- Source material:
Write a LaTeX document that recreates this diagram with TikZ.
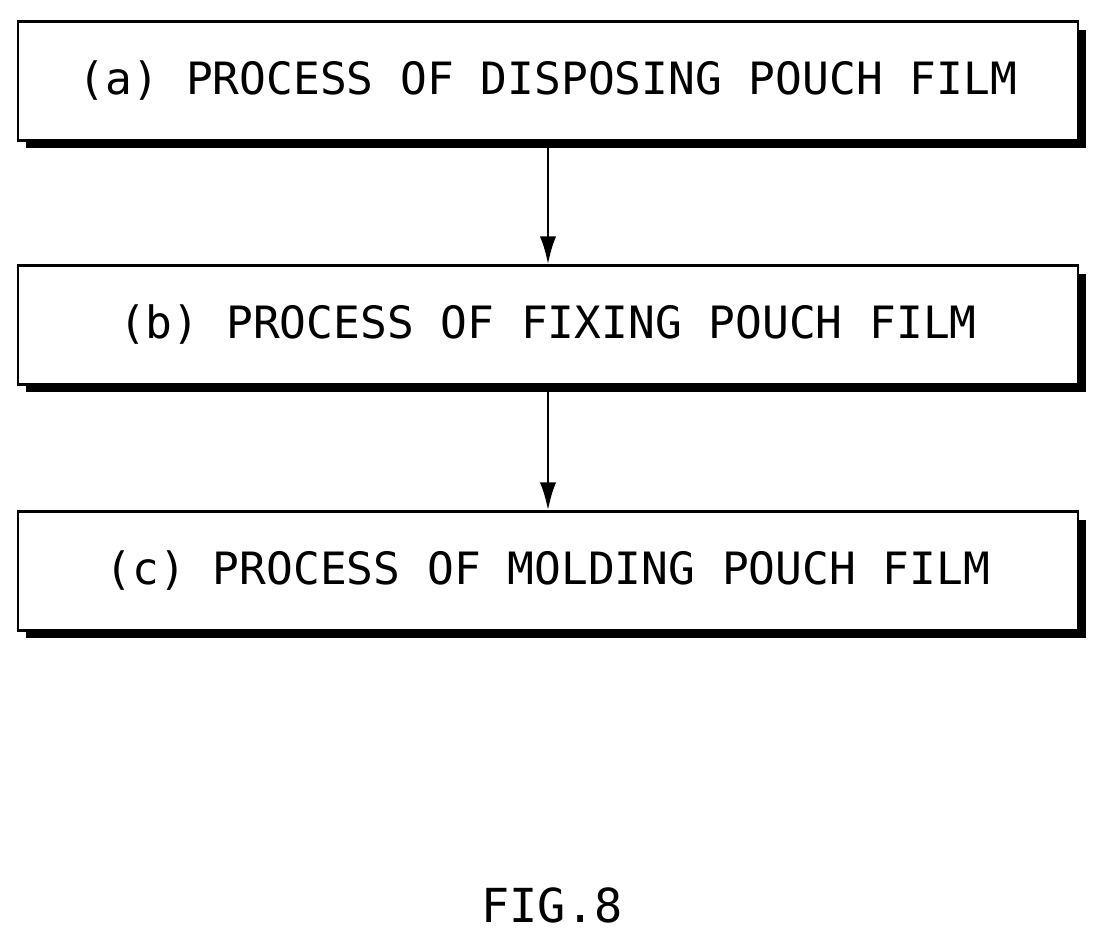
\documentclass[tikz,border=0pt]{standalone}
\usepackage{fontspec}
\setmonofont{DejaVu Sans Mono}
\usetikzlibrary{shapes,arrows,arrows.meta,shadows}

\begin{document}
\begin{tikzpicture}[x=0.03cm,y=-0.03cm,
  process/.style={draw, line width=2.4pt, fill=white, minimum width=31.8cm, minimum height=3.55cm,
    font=\fontsize{38}{44}\selectfont\ttfamily,
    drop shadow={shadow xshift=0.24cm, shadow yshift=-0.24cm, fill=black, opacity=1}},
  flow/.style={-{Latex[length=24pt,width=14pt]}, line width=2.4pt}]
  \useasboundingbox (0,0) rectangle (1105,941);

  \node[process] (a) at (548,81) {(a) PROCESS OF DISPOSING POUCH FILM};
  \node[process] (b) at (548,325) {(b) PROCESS OF FIXING POUCH FILM};
  \node[process] (c) at (548,571) {(c) PROCESS OF MOLDING POUCH FILM};

  \draw[flow] (a) -- (b);
  \draw[flow] (b) -- (c);

  \node[font=\fontsize{40}{46}\selectfont\ttfamily] (fig) at (552,905) {FIG.8};
\end{tikzpicture}
\end{document}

- The exercise:
Reproduce the data above in full, exactly as it is, with the pictures left out.

- Expected answer:
Write a LaTeX document that recreates this diagram with TikZ.
\documentclass[tikz,border=0pt]{standalone}
\usepackage{fontspec}
\setmonofont{DejaVu Sans Mono}
\usetikzlibrary{shapes,arrows,arrows.meta,shadows}

\begin{document}
\begin{tikzpicture}[x=0.03cm,y=-0.03cm,
  process/.style={draw, line width=2.4pt, fill=white, minimum width=31.8cm, minimum height=3.55cm,
    font=\fontsize{38}{44}\selectfont\ttfamily,
    drop shadow={shadow xshift=0.24cm, shadow yshift=-0.24cm, fill=black, opacity=1}},
  flow/.style={-{Latex[length=24pt,width=14pt]}, line width=2.4pt}]
  \useasboundingbox (0,0) rectangle (1105,941);

  \node[process] (a) at (548,81) {(a) PROCESS OF DISPOSING POUCH FILM};
  \node[process] (b) at (548,325) {(b) PROCESS OF FIXING POUCH FILM};
  \node[process] (c) at (548,571) {(c) PROCESS OF MOLDING POUCH FILM};

  \draw[flow] (a) -- (b);
  \draw[flow] (b) -- (c);

  \node[font=\fontsize{40}{46}\selectfont\ttfamily] (fig) at (552,905) {FIG.8};
\end{tikzpicture}
\end{document}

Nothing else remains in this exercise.